La schizophrénie, cette maladie mentale qui se caractérise notamment par des hallucinations auditives, toucherait 50 millions de personnes à travers le monde. Mais, note un intéressant article de Slate, tous les schizophrènes ne se ressemblent pas! Ainsi, d’un continent à l’autre, d’une culture à l’autre, les troubles rencontrés par les personnes touchées diffèrent énormément.
Citant une récente étude de l’université de Stanford publiée dans le “British Journal of Psychiatry”, Slate rapporte que les hallucinations auditives des sujets américains n’ont rien à voir avec celles des sujets Ghanéens ou Indiens. Pour arriver à cette conclusion, l’anthropologue Tanya Luhrmann et ses collègues chercheurs à Stanford ont interrogé soixante schizophrènes.
Résultat, résume Slate, une tendance se dégage: quand les Américains sont victimes de “voix menaçantes et agressives qui leur ordonnent parfois de commettre des actes violents”, les Indiens perçoivent “des voix familières”. Celles-ci leur demandent souvent de… faire le ménage! Sur le site officiel de l’université de Stanford, Mme Luhrmann ajoute que ces voix indiennes imitent “le ton d’une personne plus âgée qui conseillerait un plus jeune”. Quant au Ghanéens, c’est Dieu en personne qui s’adresse majoritairement à eux.
Autre fait marquant: les voix américaines sont autant de “bombardements”, alors que les voix indiennes ou ghanéennes ne sont pas perçues par les malades comme des menaces. Au contraire, elles sont “plutôt positive[s]”. Pour les schizophrènes indiens, ces hallucinations auditives ressemblent aussi à des “manifestation[s] d’esprits magiques […] amusantes”.
Contexte culturel
Selon Tanya Luhrmann, l’explication se trouverait en partie dans le contexte culturel. “Je pense que ces différences sont liées au fait que dans une société où nos pensées sont quelque chose de très privé et où les esprits ne parlent pas, les gens se sentent plus agressés lorsqu’ils entendent ces voix”, analysait-elle en 2013 dans les colonnes du New York Times.
Dès lors, la schizophrénie ne rendrait pas d’office les malades violents.
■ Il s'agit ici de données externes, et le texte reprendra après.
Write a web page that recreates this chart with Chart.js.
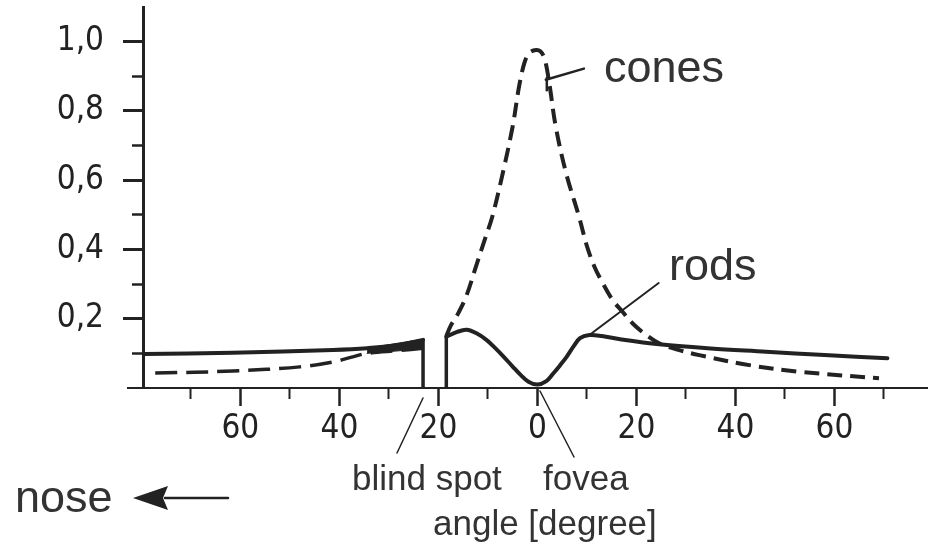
<!DOCTYPE html>
<html>
<head>
<meta charset="utf-8">
<script src="https://cdn.jsdelivr.net/npm/chart.js@4.4.1/dist/chart.umd.min.js"></script>
<style>
  html, body { margin: 0; padding: 0; background: #fff; }
  #wrap { position: relative; width: 932px; height: 545px; }
</style>
</head>
<body>
<div id="wrap"><canvas id="c"></canvas></div>
<script>
// ---------- data (angle in degrees, relative density) ----------
const xMajorTicks = [-60, -40, -20, 0, 20, 40, 60];
const xMinorTicks = [-70, -50, -30, -10, 10, 30, 50, 70];
const yMajorTicks = [0.2, 0.4, 0.6, 0.8, 1.0];
const yMinorTicks = [0.1, 0.3, 0.5, 0.7, 0.9];

// rods, nasal side of the blind spot
const rodsNasalAngle = [-79.5, -61.5, -41.3, -34.4, -28, -23.1];
const rodsNasalValue = [0.098, 0.102, 0.110, 0.115, 0.124, 0.139];
// rods, temporal side of the blind spot
const rodsTemporalAngle = [-18.4, -16.2, -14.3, -12.3, -10.3, -8.5, -6.8, -5.0, -3.4, -1.8, 0, 1.8, 3.2, 4.6, 5.9, 7.3, 8.6, 10.5, 13, 17, 24.6, 35, 46.2, 58, 70.7];
const rodsTemporalValue = [0.148, 0.162, 0.168, 0.158, 0.139, 0.115, 0.090, 0.062, 0.038, 0.018, 0.010, 0.020, 0.042, 0.066, 0.090, 0.120, 0.144, 0.153, 0.150, 0.140, 0.126, 0.114, 0.105, 0.095, 0.086];
// cones, nasal side
const conesNasalAngle = [-77.2, -61.5, -48, -41.3, -37.3, -34.4, -28, -23.1];
const conesNasalValue = [0.043, 0.049, 0.061, 0.075, 0.090, 0.100, 0.108, 0.115];
// cones, temporal side (through the fovea)
const conesTemporalAngle = [-18.4, -17.5, -16.2, -14.4, -12.4, -10.6, -9.1, -7.0, -5.0, -3.7, -2.7, -1.8, -0.6, 0.6, 1.5, 2.4, 3.7, 5.8, 8.4, 10.0, 11.5, 13.3, 15.2, 17.2, 19.2, 21.8, 24.6, 28.5, 32.7, 42.8, 52.9, 69.0];
const conesTemporalValue = [0.150, 0.180, 0.210, 0.264, 0.351, 0.430, 0.495, 0.620, 0.755, 0.871, 0.935, 0.965, 0.975, 0.972, 0.948, 0.880, 0.755, 0.620, 0.495, 0.410, 0.351, 0.300, 0.254, 0.220, 0.187, 0.155, 0.129, 0.110, 0.095, 0.066, 0.047, 0.028];
// blind spot edges (both receptor curves drop to zero)
const blindNasalEdgeAngle = [-23.1, -23.1];
const blindNasalEdgeValue = [0, 0.139];
const blindTemporalEdgeAngle = [-18.4, -18.4];
const blindTemporalEdgeValue = [0, 0.150];
// dark overlap wedge just before the blind spot
const wedgeAngle = [-34.4, -23.1, -23.1, -34.4];
const wedgeValue = [0.115, 0.141, 0.113, 0.100];

const pts = (xs, ys) => xs.map((v, i) => ({ x: v, y: ys[i] }));
const INK = '#222';

function solid(data, extra) {
  return Object.assign({ data, borderColor: INK, borderWidth: 4, pointRadius: 0, tension: 0.35, fill: false, borderCapStyle: 'round', borderJoinStyle: 'round' }, extra || {});
}

const annot = {
  id: 'annot',
  afterDraw(chart) {
    const { ctx } = chart;
    const xs = chart.scales.x, ys = chart.scales.y;
    const px = v => xs.getPixelForValue(v), py = v => ys.getPixelForValue(v);
    const seg = (x1, y1, x2, y2, w) => { ctx.lineWidth = w; ctx.beginPath(); ctx.moveTo(x1, y1); ctx.lineTo(x2, y2); ctx.stroke(); };
    ctx.save();
    ctx.strokeStyle = INK;
    ctx.lineCap = 'round';
    // cones leader
    seg(px(1.7), py(0.89), px(9.4), py(0.922), 2.5);
    seg(px(1.9), py(0.895), px(1.9), py(0.86), 2.5);
    // rods leader
    seg(px(10.5), py(0.153), px(24.5), py(0.303), 2);
    // blind spot pointer
    seg(423, 398, 397, 453, 1.5);
    // fovea pointer
    seg(540, 391, 574, 457, 1.5);
    // nose arrow
    seg(165, 498, 228, 498, 2.5);
    ctx.fillStyle = INK;
    ctx.beginPath(); ctx.moveTo(133, 498); ctx.lineTo(168, 486); ctx.lineTo(163, 498); ctx.lineTo(168, 510); ctx.closePath(); ctx.fill();

    ctx.fillStyle = '#333';
    ctx.textBaseline = 'alphabetic';
    ctx.textAlign = 'left';
    ctx.font = '45px "Liberation Sans", Arial, sans-serif';
    ctx.fillText('cones', 604, 82);
    ctx.fillText('rods', 669, 280);
    ctx.fillText('nose', 15, 512);
    ctx.font = '35px "Liberation Sans", Arial, sans-serif';
    ctx.fillText('blind spot', 352, 490);
    ctx.fillText('fovea', 543, 490);
    ctx.fillText('angle [degree]', 433, 535);
    ctx.restore();
  }
};

const tickFont = { family: "'DejaVu Sans Condensed', 'DejaVu Sans', sans-serif", size: 33 };
const X_MIN = -82.7, X_MAX = 78.7, Y_MIN = 0, Y_MAX = 1.1, Y_AXIS_AT = -79.5;
const noPad = s => { s.paddingTop = 0; s.paddingBottom = 0; s.paddingLeft = 0; s.paddingRight = 0; };

new Chart(document.getElementById('c'), {
  type: 'line',
  data: {
    datasets: [
      solid(pts(rodsNasalAngle, rodsNasalValue)),
      solid(pts(rodsTemporalAngle, rodsTemporalValue)),
      solid(pts(blindNasalEdgeAngle, blindNasalEdgeValue), { tension: 0, borderWidth: 3.5 }),
      solid(pts(blindTemporalEdgeAngle, blindTemporalEdgeValue), { tension: 0, borderWidth: 3.5 }),
      solid(pts(wedgeAngle, wedgeValue), { tension: 0, borderWidth: 1, fill: 'shape', backgroundColor: INK }),
      solid(pts(conesNasalAngle, conesNasalValue), { borderDash: [22, 9], borderWidth: 3.5, borderCapStyle: 'butt' }),
      solid(pts(conesTemporalAngle, conesTemporalValue), { borderDash: [15, 8], borderWidth: 4, borderCapStyle: 'butt' })
    ]
  },
  options: {
    responsive: true,
    maintainAspectRatio: false,
    animation: false,
    events: [],
    layout: { padding: { left: 0, right: 5, top: 7, bottom: 0 } },
    plugins: { legend: { display: false }, tooltip: { enabled: false } },
    scales: {
      x: {
        type: 'linear', position: 'bottom', min: X_MIN, max: X_MAX,
        afterBuildTicks: s => { s.ticks = xMajorTicks.map(v => ({ value: v })); },
        afterFit: s => { s.height = 157; noPad(s); },
        grid: { display: true, drawOnChartArea: false, drawTicks: true, tickLength: 18, tickWidth: 2.5, tickColor: INK },
        border: { display: true, color: INK, width: 2 },
        ticks: { color: INK, font: tickFont, padding: 4, maxRotation: 0, autoSkip: false, callback: v => String(Math.abs(v)) }
      },
      xm: {
        type: 'linear', position: { y: 0 }, min: X_MIN, max: X_MAX,
        afterBuildTicks: s => { s.ticks = xMinorTicks.map(v => ({ value: v })); },
        afterFit: noPad,
        grid: { display: true, drawOnChartArea: false, drawTicks: true, tickLength: 11, tickWidth: 2, tickColor: INK },
        border: { display: false },
        ticks: { display: false }
      },
      yl: {
        type: 'linear', position: 'left', min: Y_MIN, max: Y_MAX,
        afterBuildTicks: s => { s.ticks = yMajorTicks.map(v => ({ value: v })); },
        afterFit: s => { s.width = 128; noPad(s); },
        grid: { display: false, drawTicks: false },
        border: { display: false },
        ticks: { color: INK, font: tickFont, padding: 24, callback: v => v.toFixed(1).replace('.', ',') }
      },
      y: {
        type: 'linear', position: { x: Y_AXIS_AT }, min: Y_MIN, max: Y_MAX,
        afterBuildTicks: s => { s.ticks = yMajorTicks.map(v => ({ value: v })); },
        afterFit: noPad,
        grid: { display: true, drawOnChartArea: false, drawTicks: true, tickLength: 19, tickWidth: 3, tickColor: INK },
        border: { display: true, color: INK, width: 3 },
        ticks: { display: false }
      },
      ym: {
        type: 'linear', position: { x: Y_AXIS_AT }, min: Y_MIN, max: Y_MAX,
        afterBuildTicks: s => { s.ticks = yMinorTicks.map(v => ({ value: v })); },
        afterFit: noPad,
        grid: { display: true, drawOnChartArea: false, drawTicks: true, tickLength: 12, tickWidth: 2.5, tickColor: INK },
        border: { display: false },
        ticks: { display: false }
      }
    }
  },
  plugins: [annot]
});
</script>
</body>
</html>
Au contraire, pour les chercheurs de Stanford, cette violence proviendrait plutôt de “la façon dont la culture américaine a façonné les symptômes de la maladie”. Le tout étant exacerbé dans une société individualiste qui diffère des sociétés indienne ou ghanéenne où prévalent la communauté et l’interdépendance entre les individus.
De la lutte contre les voix… à la négociation
Enfin, cette étude porte un nouveau regard sur le traitement de la maladie en Occident. L’expérience des schizophrènes indiens et ghanéens montre que faire taire les voix à tout prix n’est pas la meilleure solution. A l’ingestion de médicaments, censés atténuer la douleur mentale, mieux vaudrait peut-être préférer une approche plus directe avec les voix imaginaires.
Dans le New York Times, Tanya Luhrmann cite par exemple le mouvement “Hearing Voices” qui encourage les malades à identifier les voix pour apprendre à mieux les connaître et ensuite “pour négocier avec elles”. Une approche qui diffère totalement de celle favorisée par la psychiatrie américaine selon laquelle “donner des significations à ces voix encouragent ceux qui les entendent à leur donner plus d’autorité et à suivre les ordres qu’elles donnent”.